How many panels in a 4 kW system?
10 panels at 400 watts. Or 12 at 350W, or 9 at 450W: a 4 kW system is 4,000 DC watts however you slice it, and the panel count is just the denominator. What the size actually buys you, about 421 kWh a month at average US sun, is below.
Panel count by wattage
| Panel rating | Panels for 4 kW | Roof area (approx.) |
|---|---|---|
| 350W | 12 | ~252 sq ft |
| 400W | 10 | ~210 sq ft |
| 450W | 9 | ~189 sq ft |
What 4 kW produces, by sun
Monthly AC output at the 0.77 derate, next to the ~900 kWh EIA-average bill for scale.
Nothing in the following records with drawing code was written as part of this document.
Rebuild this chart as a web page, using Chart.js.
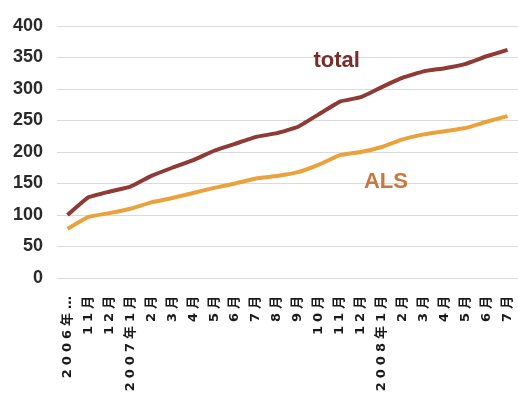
<!DOCTYPE html>
<html>
<head>
<meta charset="utf-8">
<script src="https://cdn.jsdelivr.net/npm/chart.js@4/dist/chart.umd.min.js"></script>
<style>
  html, body { margin: 0; padding: 0; background: #fff; }
  #wrap { width: 518px; height: 394px; }
</style>
</head>
<body>
<div id="wrap"><canvas id="alsChart" width="518" height="394"></canvas></div>
<script>
// months from 2006-10 to 2008-07
const months = [
  '2006年10月', '2006年11月', '2006年12月',
  '2007年1月', '2007年2月', '2007年3月', '2007年4月', '2007年5月', '2007年6月',
  '2007年7月', '2007年8月', '2007年9月', '2007年10月', '2007年11月', '2007年12月',
  '2008年1月', '2008年2月', '2008年3月', '2008年4月', '2008年5月', '2008年6月', '2008年7月',
];
const tickLabels = [
  '2006年…', '11月', '12月',
  '2007年1月', '2月', '3月', '4月', '5月', '6月', '7月', '8月', '9月', '10月', '11月', '12月',
  '2008年1月', '2月', '3月', '4月', '5月', '6月', '7月',
];
const totalValues = [100, 128, 137, 145, 162, 175, 187, 202, 213, 224, 230, 240, 260, 280, 287, 303, 318, 328, 333, 340, 352, 362];
const alsValues = [78, 97, 103, 110, 120, 127, 135, 143, 150, 158, 162, 168, 180, 195, 200, 208, 220, 228, 233, 238, 248, 257];
const yTicks = [0, 50, 100, 150, 200, 250, 300, 350, 400];

// series names written next to the lines: [text, category index, value, colour]
const seriesNotes = [
  ['total', 12.85, 345, '#7a2c2c'],
  ['ALS', 15.2, 152, '#c8773f'],
];

const notesPlugin = {
  id: 'notes',
  beforeDraw(chart) {
    // stretch the rotated month labels, like the original print
    const xs = chart.scales.x;
    if (xs && !xs._spaced) {
      const orig = xs.drawLabels.bind(xs);
      xs.drawLabels = function (area) {
        chart.ctx.save();
        chart.ctx.letterSpacing = '4px';
        orig(area);
        chart.ctx.restore();
      };
      xs._spaced = true;
    }
  },
  afterDatasetsDraw(chart) {
    const { ctx, scales } = chart;
    ctx.save();
    ctx.font = 'bold 22px "Liberation Sans", sans-serif';
    ctx.textAlign = 'center';
    ctx.textBaseline = 'middle';
    seriesNotes.forEach(([text, idx, val, color]) => {
      ctx.fillStyle = color;
      ctx.fillText(text, scales.x.getPixelForValue(idx), scales.y.getPixelForValue(val));
    });
    ctx.restore();
  },
};

new Chart(document.getElementById('alsChart').getContext('2d'), {
  type: 'line',
  data: {
    labels: months,
    datasets: [
      {
        label: 'total',
        data: totalValues,
        borderColor: '#8e3b36',
        borderWidth: 4,
        pointRadius: 0,
        tension: 0.1,
      },
      {
        label: 'ALS',
        data: alsValues,
        borderColor: '#eba23c',
        borderWidth: 4,
        pointRadius: 0,
        tension: 0.1,
      },
    ],
  },
  options: {
    responsive: false,
    animation: false,
    layout: { padding: { top: 26, right: 0, left: 0, bottom: 0 } },
    plugins: { legend: { display: false }, tooltip: { enabled: false } },
    scales: {
      x: {
        offset: true,
        grid: { display: false },
        border: { display: false },
        ticks: {
          autoSkip: false,
          maxRotation: 90,
          minRotation: 90,
          padding: 6,
          color: '#1a1a1a',
          font: { family: '"DejaVu Sans", "Noto Sans CJK SC", sans-serif', size: 13, weight: 'bold' },
          callback: (v, i) => tickLabels[i],
        },
        afterFit: (s) => { s.height = 116; s.paddingLeft = 0; s.paddingRight = 0; },
      },
      y: {
        min: 0,
        max: 400,
        afterBuildTicks: (s) => { s.ticks = yTicks.map((v) => ({ value: v })); },
        grid: { color: '#dadada', lineWidth: 1, drawTicks: false },
        border: { display: false },
        ticks: {
          padding: 14,
          color: '#2a2a2a',
          font: { family: '"Liberation Sans", sans-serif', size: 18, weight: 'bold' },
        },
        afterFit: (s) => { s.width = 57; },
      },
    },
  },
  plugins: [notesPlugin],
});
</script>
</body>
</html>
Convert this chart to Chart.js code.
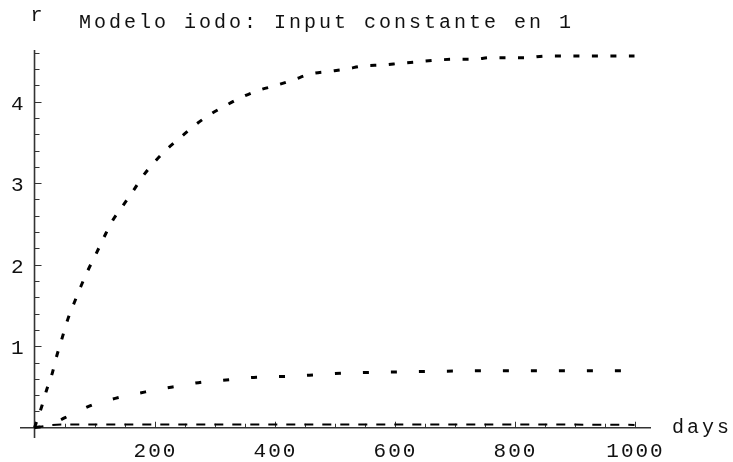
<!DOCTYPE html>
<html>
<head>
<meta charset="utf-8">
<script src="https://cdn.jsdelivr.net/npm/chart.js@4.4.1/dist/chart.umd.min.js"></script>
<style>
  html, body { margin: 0; padding: 0; background: #fff; }
  #wrap { width: 733px; height: 462px; position: relative; }
</style>
</head>
<body>
<div id="wrap"><canvas id="iodoChart"></canvas></div>
<script>
// upper curve
const daysTop = [0, 12, 20, 30, 37, 46, 55, 66, 77, 89, 103, 116, 130, 146, 164, 181, 200, 221, 243, 267, 292, 318, 344, 374, 403, 432, 460, 489, 519, 549, 580, 609, 640, 670, 700, 732, 760, 790, 822, 851, 882, 912, 942, 973, 1000];
const rTop = [0, 0.26, 0.46, 0.68, 0.88, 1.10, 1.32, 1.53, 1.73, 1.93, 2.14, 2.34, 2.54, 2.71, 2.90, 3.09, 3.26, 3.42, 3.56, 3.71, 3.84, 3.95, 4.05, 4.14, 4.20, 4.27, 4.34, 4.37, 4.40, 4.44, 4.45, 4.47, 4.49, 4.51, 4.52, 4.52, 4.54, 4.54, 4.54, 4.56, 4.56, 4.56, 4.56, 4.56, 4.56];

// middle curve
const daysMid = [0, 25, 50, 75, 100, 140, 185, 230, 280, 325, 370, 420, 470, 515, 565, 610, 700, 800, 900, 1000];
const rMid = [0, 0.03, 0.12, 0.21, 0.29, 0.37, 0.44, 0.50, 0.56, 0.59, 0.62, 0.63, 0.65, 0.67, 0.68, 0.685, 0.695, 0.70, 0.70, 0.70];

// lowest curve, almost flat
const daysLow = [0, 25, 50, 200, 400, 600, 800, 1000];
const rLow = [0, 0.03, 0.04, 0.04, 0.04, 0.04, 0.04, 0.035];

// ticks
const xTickLabels = [200, 400, 600, 800, 1000];
const yTickLabels = [1, 2, 3, 4];
const xMinorStep = 50;
const yMinorStep = 0.2;

const titleText = 'Modelo iodo: Input constante en 1';
const xAxisName = 'days';
const yAxisName = 'r';

function toPoints(xs, ys) {
    return xs.map((x, i) => ({ x: x, y: ys[i] }));
}

// draws Mathematica-like axes through the origin, ticks pointing inward
const mmaAxes = {
    id: 'mmaAxes',
    beforeDatasetsDraw(chart) {
        const ctx = chart.ctx;
        const xs = chart.scales.x, ys = chart.scales.y;
        const area = chart.chartArea;
        const x0 = xs.getPixelForValue(0);
        const y0 = ys.getPixelForValue(0);
        ctx.save();
        ctx.strokeStyle = '#333';
        ctx.lineWidth = 1.6;
        ctx.beginPath();
        ctx.moveTo(area.left, y0); ctx.lineTo(area.right, y0);
        ctx.moveTo(x0, area.top); ctx.lineTo(x0, area.bottom);
        ctx.stroke();

        ctx.lineWidth = 1;
        ctx.beginPath();
        for (let v = xMinorStep; v <= xs.max; v += xMinorStep) {
            const px = Math.round(xs.getPixelForValue(v)) + 0.5;
            const len = xTickLabels.includes(v) ? 6 : 4;
            ctx.moveTo(px, y0); ctx.lineTo(px, y0 - len);
        }
        for (let k = 1; k * yMinorStep <= ys.max; k++) {
            const v = +(k * yMinorStep).toFixed(2);
            const py = Math.round(ys.getPixelForValue(v)) + 0.5;
            const len = yTickLabels.includes(v) ? 7 : 5;
            ctx.moveTo(x0, py); ctx.lineTo(x0 + len, py);
        }
        ctx.stroke();
        ctx.restore();
    },
    afterDraw(chart) {
        const ctx = chart.ctx;
        const xs = chart.scales.x, ys = chart.scales.y;
        const area = chart.chartArea;
        const x0 = xs.getPixelForValue(0);
        const y0 = ys.getPixelForValue(0);
        ctx.save();
        ctx.fillStyle = '#111';
        ctx.textBaseline = 'alphabetic';

        ctx.font = '21px "Liberation Mono"';
        ctx.letterSpacing = '2px';
        ctx.textAlign = 'center';
        xTickLabels.forEach(v => {
            ctx.fillText(String(v), xs.getPixelForValue(v) + 1, y0 + 29);
        });
        ctx.textAlign = 'right';
        yTickLabels.forEach(v => {
            ctx.fillText(String(v), x0 - 9, ys.getPixelForValue(v) + 8);
        });

        ctx.font = '20px "Liberation Mono"';
        ctx.letterSpacing = '3px';
        ctx.textAlign = 'left';
        ctx.fillText(titleText, 79, 28);
        ctx.fillText(yAxisName, x0 - 4, 21);
        ctx.fillText(xAxisName, area.right + 21, y0 + 5);
        ctx.restore();
    }
};

const ctx = document.getElementById('iodoChart').getContext('2d');
new Chart(ctx, {
    type: 'line',
    data: {
        datasets: [
            {
                data: toPoints(daysTop, rTop),
                borderColor: '#000',
                borderWidth: 3,
                borderDash: [6, 12.5],
                pointRadius: 0,
                cubicInterpolationMode: 'monotone',
                fill: false
            },
            {
                data: toPoints(daysMid, rMid),
                borderColor: '#000',
                borderWidth: 3,
                borderDash: [6, 22],
                pointRadius: 0,
                cubicInterpolationMode: 'monotone',
                fill: false
            },
            {
                data: toPoints(daysLow, rLow),
                borderColor: '#000',
                borderWidth: 2,
                borderDash: [9, 9],
                pointRadius: 0,
                cubicInterpolationMode: 'monotone',
                fill: false
            }
        ]
    },
    options: {
        responsive: true,
        maintainAspectRatio: false,
        animation: false,
        events: [],
        layout: { padding: { left: 20, right: 82, top: 50, bottom: 24 } },
        scales: {
            x: { type: 'linear', min: -24.2, max: 1027.5, display: false },
            y: { type: 'linear', min: -0.126, max: 4.634, display: false }
        },
        plugins: {
            legend: { display: false },
            tooltip: { enabled: false }
        }
    },
    plugins: [mmaAxes]
});
</script>
</body>
</html>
| Where | Output/month | Bill coverage |
|---|---|---|
| Cloudy states (4.0 h) | ~375 kWh | 42% of an average bill |
| US average (4.5 h) | ~421 kWh | 47% of an average bill |
| Sun Belt (5.3 h) | ~496 kWh | 55% of an average bill |
| Desert Southwest (6.5 h) | ~609 kWh | 68% of an average bill |
Where a 4 kW system fits
Four kilowatts is the entry point where fixed costs stop dominating: permits, interconnection, and the crew's day cost the same for 4 kW as for 8, so smaller systems buy expensive watts. Common for townhomes and for bill offsets in cheap-power states.
Questions people ask
How many panels is a 4 kW system?
10 panels at 400 watts, 12 at 350W, or 9 at 450W; DC kilowatts divided by panel watts, rounded up. The count is cosmetic, the kilowatts are the product: two 4 kW quotes with different counts are the same system wearing different panels.
How much does a 4 kW system produce?
About 421 kWh a month at the national-average 4.5 peak sun hours, from 4 kW × 4.5 h × 30.4 days × the 0.77 derate. The table on this page runs the same math for cloudy, Sun Belt, and desert sun; your state's figure is on the sun-hours table.
How much roof does a 4 kW system need?
About 210 sq ft with 400W panels, at our planning figure of 21 sq ft per panel including racking gaps. Going to 450W panels trims it to about 189 sq ft, which is the honest reason high-wattage panels exist.